The Trump administration is frantic that TikTok and Huawei are infiltrating the US and hooking Americans on Chinese products. Maybe they should worry about Giant Pandas instead. — DP
BUSINESS & ECONOMY
Major Zoom outages have disrupted the start of the work week, and some school reopenings. Users began reporting problems at 8 am ET on Monday. The company says it is investigating.
TikTok is suing to stop Trump from trying to ban it. In a lawsuit that it's filing today, the company says Trump's executive order violates its due process.
LIFE
NBA fans are pretty excited about Luka Doncic. The young Dallas Mavericks' star hit a looooong OT buzzer-beater to defeat the Clippers.

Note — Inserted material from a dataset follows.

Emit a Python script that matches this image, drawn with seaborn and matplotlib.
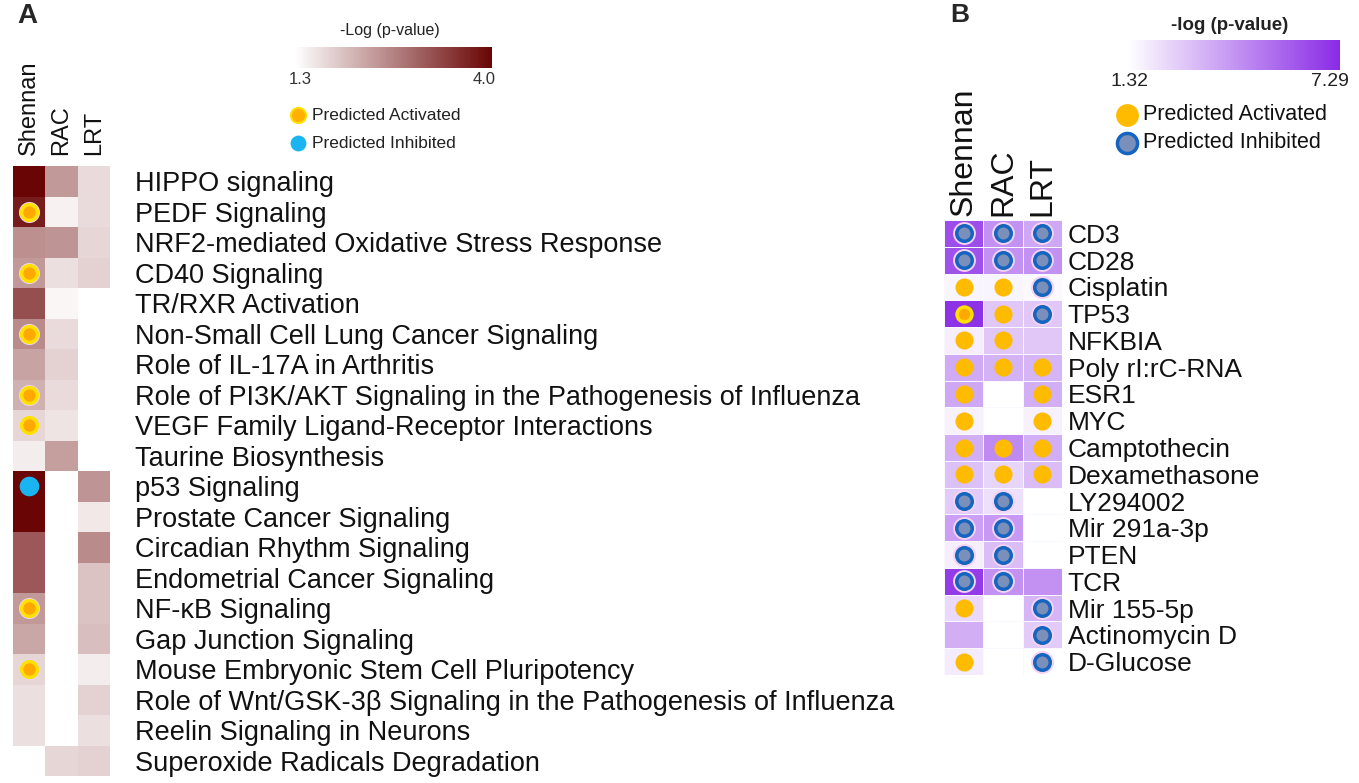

He also had 43 points, 17 rebounds, and 13 assists, one of the best playoff stat lines ever.
Rich Kids of the Internet, yuck: The popular account showing the children of zillionaires with on their yachts and in their Bugattis, and they actually pay to be featured.
THE BIG 3*
A Maine wedding has been linked to 53 COVID cases, including one death. The Aug. 7 wedding was mostly indoors, and had more than the 50-person max allowed by the state.
An asteroid is headed toward earth the day before Election Day. Because, of course. The fridge-size rock will probably miss earth but will likely burn up if it does enter the atmosphere.
TikTok creators are pretending to be Holocaust victims in heaven. They make themselves up with burns and bruises, wear yellow stars, and explain how they were killed by Nazis. They mean well, but the Holocaust Museum says it dishonors victims.
*The most popular stories on Insider today.